Reproduce every entry below precisely; do not include the pictures.

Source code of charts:
--- begin ---

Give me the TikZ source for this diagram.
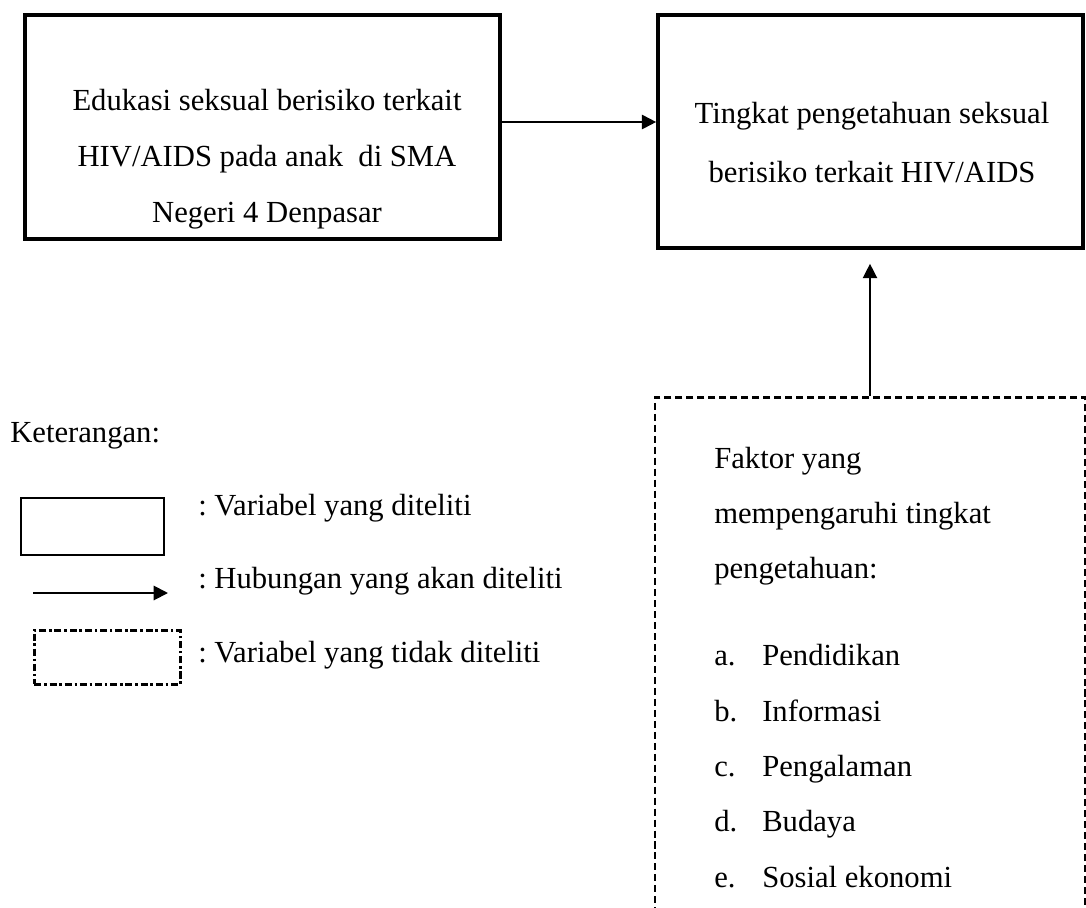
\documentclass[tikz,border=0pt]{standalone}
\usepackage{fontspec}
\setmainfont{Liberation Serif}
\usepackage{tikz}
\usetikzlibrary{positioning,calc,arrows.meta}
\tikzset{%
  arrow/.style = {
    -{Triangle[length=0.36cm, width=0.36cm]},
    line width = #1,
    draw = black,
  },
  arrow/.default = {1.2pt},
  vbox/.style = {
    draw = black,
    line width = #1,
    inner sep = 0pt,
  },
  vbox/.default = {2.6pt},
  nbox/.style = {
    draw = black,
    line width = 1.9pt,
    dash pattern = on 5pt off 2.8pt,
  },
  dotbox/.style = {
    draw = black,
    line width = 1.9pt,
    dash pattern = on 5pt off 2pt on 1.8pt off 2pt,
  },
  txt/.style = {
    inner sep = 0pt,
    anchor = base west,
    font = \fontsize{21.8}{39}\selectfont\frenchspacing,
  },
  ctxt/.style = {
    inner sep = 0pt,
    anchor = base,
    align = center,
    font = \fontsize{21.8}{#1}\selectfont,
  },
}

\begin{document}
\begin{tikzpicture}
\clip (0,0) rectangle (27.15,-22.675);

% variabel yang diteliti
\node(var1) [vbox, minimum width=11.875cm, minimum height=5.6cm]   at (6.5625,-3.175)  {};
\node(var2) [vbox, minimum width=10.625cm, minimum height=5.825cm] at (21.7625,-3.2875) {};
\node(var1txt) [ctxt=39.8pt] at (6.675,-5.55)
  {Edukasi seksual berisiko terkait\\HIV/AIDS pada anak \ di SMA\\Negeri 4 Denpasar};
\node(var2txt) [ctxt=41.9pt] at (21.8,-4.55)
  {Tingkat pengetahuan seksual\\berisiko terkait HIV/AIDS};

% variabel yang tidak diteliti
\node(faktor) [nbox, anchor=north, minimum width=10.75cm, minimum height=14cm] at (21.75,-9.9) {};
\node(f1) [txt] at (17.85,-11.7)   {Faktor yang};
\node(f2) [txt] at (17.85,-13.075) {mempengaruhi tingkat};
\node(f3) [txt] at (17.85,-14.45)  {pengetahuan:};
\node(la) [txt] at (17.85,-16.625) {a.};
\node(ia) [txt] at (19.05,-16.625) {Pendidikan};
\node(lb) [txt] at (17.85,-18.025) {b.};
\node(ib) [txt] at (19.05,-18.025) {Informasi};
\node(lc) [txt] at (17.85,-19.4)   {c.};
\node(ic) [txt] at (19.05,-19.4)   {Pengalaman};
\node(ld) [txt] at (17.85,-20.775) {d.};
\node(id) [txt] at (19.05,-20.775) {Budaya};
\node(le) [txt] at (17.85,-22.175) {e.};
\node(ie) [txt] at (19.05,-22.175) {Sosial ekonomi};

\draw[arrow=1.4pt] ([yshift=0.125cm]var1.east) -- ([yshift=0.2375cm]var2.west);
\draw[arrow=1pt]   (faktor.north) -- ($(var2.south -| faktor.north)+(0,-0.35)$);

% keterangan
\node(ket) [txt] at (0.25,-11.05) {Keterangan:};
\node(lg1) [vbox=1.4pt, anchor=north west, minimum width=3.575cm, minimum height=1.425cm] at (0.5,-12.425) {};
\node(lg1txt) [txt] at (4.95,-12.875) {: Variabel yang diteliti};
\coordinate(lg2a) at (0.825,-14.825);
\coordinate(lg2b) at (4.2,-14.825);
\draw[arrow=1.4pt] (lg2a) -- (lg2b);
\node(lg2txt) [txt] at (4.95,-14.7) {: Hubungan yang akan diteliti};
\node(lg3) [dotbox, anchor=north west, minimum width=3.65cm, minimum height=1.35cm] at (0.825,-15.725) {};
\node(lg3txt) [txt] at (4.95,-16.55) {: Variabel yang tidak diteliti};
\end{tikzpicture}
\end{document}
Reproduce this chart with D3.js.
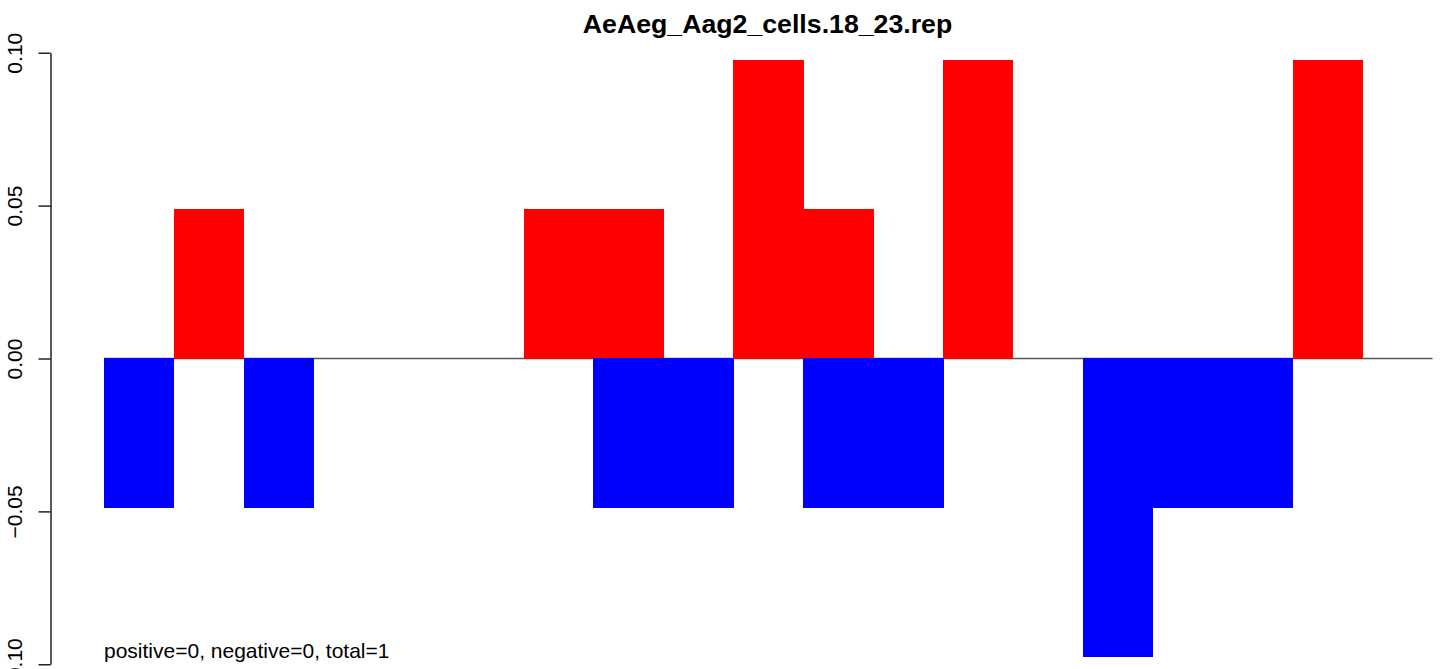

--- end ---

• [Result for this exercise]
Give me the TikZ source for this diagram.
\documentclass[tikz,border=0pt]{standalone}
\usepackage{fontspec}
\setmainfont{Liberation Serif}
\usepackage{tikz}
\usetikzlibrary{positioning,calc,arrows.meta}
\tikzset{%
  arrow/.style = {
    -{Triangle[length=0.36cm, width=0.36cm]},
    line width = #1,
    draw = black,
  },
  arrow/.default = {1.2pt},
  vbox/.style = {
    draw = black,
    line width = #1,
    inner sep = 0pt,
  },
  vbox/.default = {2.6pt},
  nbox/.style = {
    draw = black,
    line width = 1.9pt,
    dash pattern = on 5pt off 2.8pt,
  },
  dotbox/.style = {
    draw = black,
    line width = 1.9pt,
    dash pattern = on 5pt off 2pt on 1.8pt off 2pt,
  },
  txt/.style = {
    inner sep = 0pt,
    anchor = base west,
    font = \fontsize{21.8}{39}\selectfont\frenchspacing,
  },
  ctxt/.style = {
    inner sep = 0pt,
    anchor = base,
    align = center,
    font = \fontsize{21.8}{#1}\selectfont,
  },
}

\begin{document}
\begin{tikzpicture}
\clip (0,0) rectangle (27.15,-22.675);

% variabel yang diteliti
\node(var1) [vbox, minimum width=11.875cm, minimum height=5.6cm]   at (6.5625,-3.175)  {};
\node(var2) [vbox, minimum width=10.625cm, minimum height=5.825cm] at (21.7625,-3.2875) {};
\node(var1txt) [ctxt=39.8pt] at (6.675,-5.55)
  {Edukasi seksual berisiko terkait\\HIV/AIDS pada anak \ di SMA\\Negeri 4 Denpasar};
\node(var2txt) [ctxt=41.9pt] at (21.8,-4.55)
  {Tingkat pengetahuan seksual\\berisiko terkait HIV/AIDS};

% variabel yang tidak diteliti
\node(faktor) [nbox, anchor=north, minimum width=10.75cm, minimum height=14cm] at (21.75,-9.9) {};
\node(f1) [txt] at (17.85,-11.7)   {Faktor yang};
\node(f2) [txt] at (17.85,-13.075) {mempengaruhi tingkat};
\node(f3) [txt] at (17.85,-14.45)  {pengetahuan:};
\node(la) [txt] at (17.85,-16.625) {a.};
\node(ia) [txt] at (19.05,-16.625) {Pendidikan};
\node(lb) [txt] at (17.85,-18.025) {b.};
\node(ib) [txt] at (19.05,-18.025) {Informasi};
\node(lc) [txt] at (17.85,-19.4)   {c.};
\node(ic) [txt] at (19.05,-19.4)   {Pengalaman};
\node(ld) [txt] at (17.85,-20.775) {d.};
\node(id) [txt] at (19.05,-20.775) {Budaya};
\node(le) [txt] at (17.85,-22.175) {e.};
\node(ie) [txt] at (19.05,-22.175) {Sosial ekonomi};

\draw[arrow=1.4pt] ([yshift=0.125cm]var1.east) -- ([yshift=0.2375cm]var2.west);
\draw[arrow=1pt]   (faktor.north) -- ($(var2.south -| faktor.north)+(0,-0.35)$);

% keterangan
\node(ket) [txt] at (0.25,-11.05) {Keterangan:};
\node(lg1) [vbox=1.4pt, anchor=north west, minimum width=3.575cm, minimum height=1.425cm] at (0.5,-12.425) {};
\node(lg1txt) [txt] at (4.95,-12.875) {: Variabel yang diteliti};
\coordinate(lg2a) at (0.825,-14.825);
\coordinate(lg2b) at (4.2,-14.825);
\draw[arrow=1.4pt] (lg2a) -- (lg2b);
\node(lg2txt) [txt] at (4.95,-14.7) {: Hubungan yang akan diteliti};
\node(lg3) [dotbox, anchor=north west, minimum width=3.65cm, minimum height=1.35cm] at (0.825,-15.725) {};
\node(lg3txt) [txt] at (4.95,-16.55) {: Variabel yang tidak diteliti};
\end{tikzpicture}
\end{document}
Reproduce this chart with D3.js.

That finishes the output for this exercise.